As a senior, he was named a team captain and was the Bulldogs' best cornerback, starting 13 games and often facing the opponents' best wide receiver. He posted 54 tackles (seventh on the team), 3 tackles for loss, 8 passes defensed and 2 interceptions.

He finished his college career with 129 tackles (8 for loss), 4 interceptions, 21 passes defensed, 41 carries for 230 yards, 3 touchdowns and 22 kickoff returns for 404 yards (18.4-yard average).
as a sophomore …

==Professional career==
===Dallas Cowboys===
Thornton was selected by the Dallas Cowboys in the fourth round (121st overall) of the 2004 NFL draft. He only appeared in one game, in which he returned two kickoffs for 43 yards, before tearing his ACL. He was placed on the injured reserve list on October 12. He was waived on September 8, 2005.

===San Francisco 49ers===
On September 14, 2005, the San Francisco 49ers signed him to their practice squad. Injuries forced the 49ers to promote him to the active roster on October 2 and eventually named him the starter at left cornerback. In his first start he was matched against All-Pro Marvin Harrison, and was able to limit him to 2 receptions for 17 yards. He also intercepted quarterback Peyton Manning in the end zone, and received honorable-mention NFL defensive player of the week honors for his efforts. He appeared in 12 games with 11 starts, finishing with 32 tackles, 2 interceptions and 8 passes defensed.

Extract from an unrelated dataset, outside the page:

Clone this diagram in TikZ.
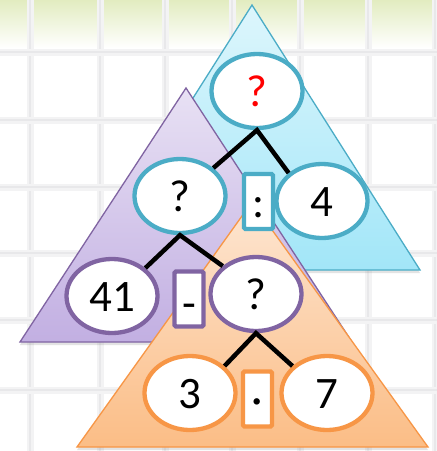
\documentclass[tikz,border=0pt]{standalone}
\usepackage{fontspec}
\setmainfont{Carlito}
\usetikzlibrary{shapes.geometric,shadows}
\definecolor{bluedge}{HTML}{4BACC6}
\definecolor{bluetop}{HTML}{DDF6FC}
\definecolor{bluebot}{HTML}{A2E6F8}
\definecolor{purpedge}{HTML}{8064A2}
\definecolor{purptop}{HTML}{E8E1F4}
\definecolor{purpbot}{HTML}{C2AFE2}
\definecolor{orgedge}{HTML}{F79646}
\definecolor{orgtop}{HTML}{FDE6D2}
\definecolor{orgbot}{HTML}{FBBD86}
\definecolor{bandtop}{HTML}{E2ECC0}
\definecolor{gridc}{HTML}{E8E8EA}
\definecolor{gridd}{HTML}{F3F3F4}
\tikzset{
  tri/.style={line width=1.3pt, line join=miter, drop shadow={opacity=0.22, shadow xshift=0pt, shadow yshift=-3pt}},
  oval/.style={ellipse, draw, fill=white, line width=4.3pt, inner sep=0pt,
    minimum width=91pt, minimum height=74pt, font=\fontsize{45}{47}\selectfont,
    text height=31pt, text depth=0pt},
  opbox/.style={rectangle, draw, fill=white, line width=4.3pt, rounded corners=1.5pt, inner sep=0pt,
    minimum width=29pt, minimum height=55pt, font=\fontsize{45}{47}\selectfont,
    text height=31pt, text depth=0pt},
  lvlA/.style={draw=bluedge},
  lvlB/.style={draw=purpedge},
  lvlC/.style={draw=orgedge},
  link/.style={line width=4.5pt, black}
}
\begin{document}
\begin{tikzpicture}[x=1pt,y=-1pt]
\useasboundingbox (0,0) rectangle (437,451);
% background
\fill[white] (0,0) rectangle (437,451);
\shade[top color=bandtop, bottom color=white] (0,0) rectangle (437,48);
\foreach \gx in {30,100,165,232,300,368,435}{
  \draw[gridd, line width=7pt] (\gx,0) -- (\gx,451);
  \draw[gridc, line width=2.5pt] (\gx,0) -- (\gx,451);
}
\foreach \gy in {52,120,187,253,320,390}{
  \draw[gridd, line width=7pt] (0,\gy) -- (437,\gy);
  \draw[gridc, line width=2.5pt] (0,\gy) -- (437,\gy);
}
% triangles
\path[tri, draw=bluedge, top color=bluetop, bottom color=bluebot] (252,5) -- (420,270) -- (84,270) -- cycle;
\path[tri, draw=purpedge, top color=purptop, bottom color=purpbot] (186,88) -- (352,342) -- (20,342) -- cycle;
\path[tri, draw=orgedge, top color=orgtop, bottom color=orgbot] (252,202) -- (428,447) -- (77,447) -- cycle;
% level 1 (blue)
\node[oval, lvlA, text=red] (top) at (257,91) {?};
\node[oval, lvlA] (q1) at (180,196) {?};
\node[oval, lvlA] (n4) at (322,201) {4};
\node[opbox, lvlA] (d1) at (258.5,201.5) {:};
% level 2 (purple)
\node[oval, lvlB] (n41) at (112,296) {41};
\node[oval, lvlB] (q2) at (256,294) {?};
\node[opbox, lvlB] (d2) at (189,299) {\raisebox{-4pt}{-}};
% level 3 (orange)
\node[oval, lvlC] (n3) at (190,393) {3};
\node[oval, lvlC] (n7) at (327,393) {7};
\node[opbox, lvlC] (d3) at (257.5,399) {·};
% connectors
\draw[link] (q1.40) -- (top.south) -- (n4.140);
\draw[link] (n41.40) -- (q1.south) -- (q2.140);
\draw[link] (n3.38) -- (q2.south) -- (n7.142);
\end{tikzpicture}
\end{document}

On August 1, 2006, he was released after struggles in his play caused him to drop on the depth chart.

===New York Jets===
On August 4, 2006, he signed as a free agent with the New York Jets and was waived 8 days later.

===Jacksonville Jaguars===
On May 9, 2007, he was signed by the Jacksonville Jaguars to replace the recently waived Ahmad Carroll. He was released on September 1.

===Montreal Alouettes (CFL)===
On October 11, 2007, Thornton joined the Montreal Alouettes practice roster. In 2008, he did not make the team after being released on June 14.